4. The Planet Is 1,400 Light-Years Away
NASA says Kepler-452 and the system it’s in is located 1,400 light-years away in the constellation Cygnus.
The Kepler team has now found 521 more exoplanets (planets that orbit a star other than our Sun), through its analysis of observations from May 2009 to May 2013. There are now 4,696 planet candidates found by the Kepler telescope. Of those, 12 have diameters between one to two times that of Earth and orbit in their star’s habitable zone. Nine are orbiting suns similar to ours in size and temperature.
“We’ve been able to fully automate our process of identifying planet candidates, which means we can finally assess every transit signal in the entire Kepler dataset quickly and uniformly,” Jeff Coughlin, Kepler scientist at the SETI Institute in Mountain View, California, who led the analysis of a new candidate catalog, said in a statement. “This gives astronomers a statistically sound population of planet candidates to accurately determine the number of small, possibly rocky planets like Earth in our Milky Way galaxy.”
5. Kepler Was Launched in 2009 to Find Earth-Like Planets Around Other Suns
The Kepler telescope was launched on March 6, 2009, from Cape Canaveral in Florida, with a mission to find other Earth-like planets orbiting other suns.

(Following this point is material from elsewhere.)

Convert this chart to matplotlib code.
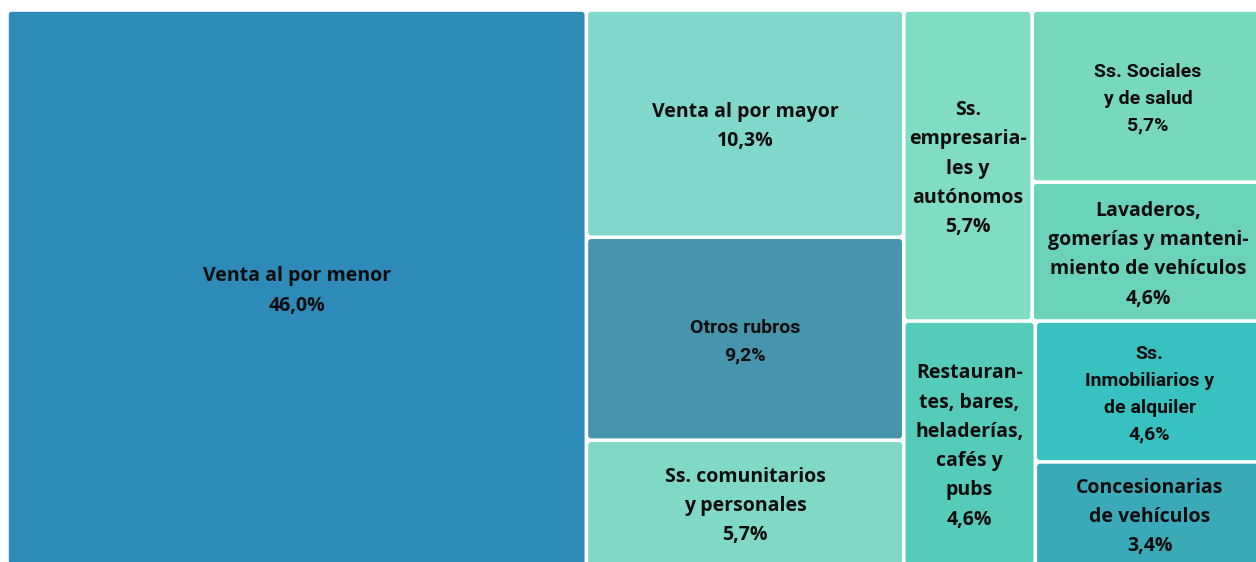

According to NASA’s press release from the launch:
The Kepler spacecraft will watch a patch of space for indications of Earth-sized planets orbiting stars similar to the sun. The area that Kepler will watch contains about 150,000 stars like the sun. Using special detectors similar to those used in digital cameras, Kepler will look for a slight dimming in the stars as planets pass between the stars and Kepler. The observatory’s place in space will allow it to watch the same stars constantly throughout its mission, something observatories such as NASA’s Hubble Space Telescope and ground-based telescopes cannot do.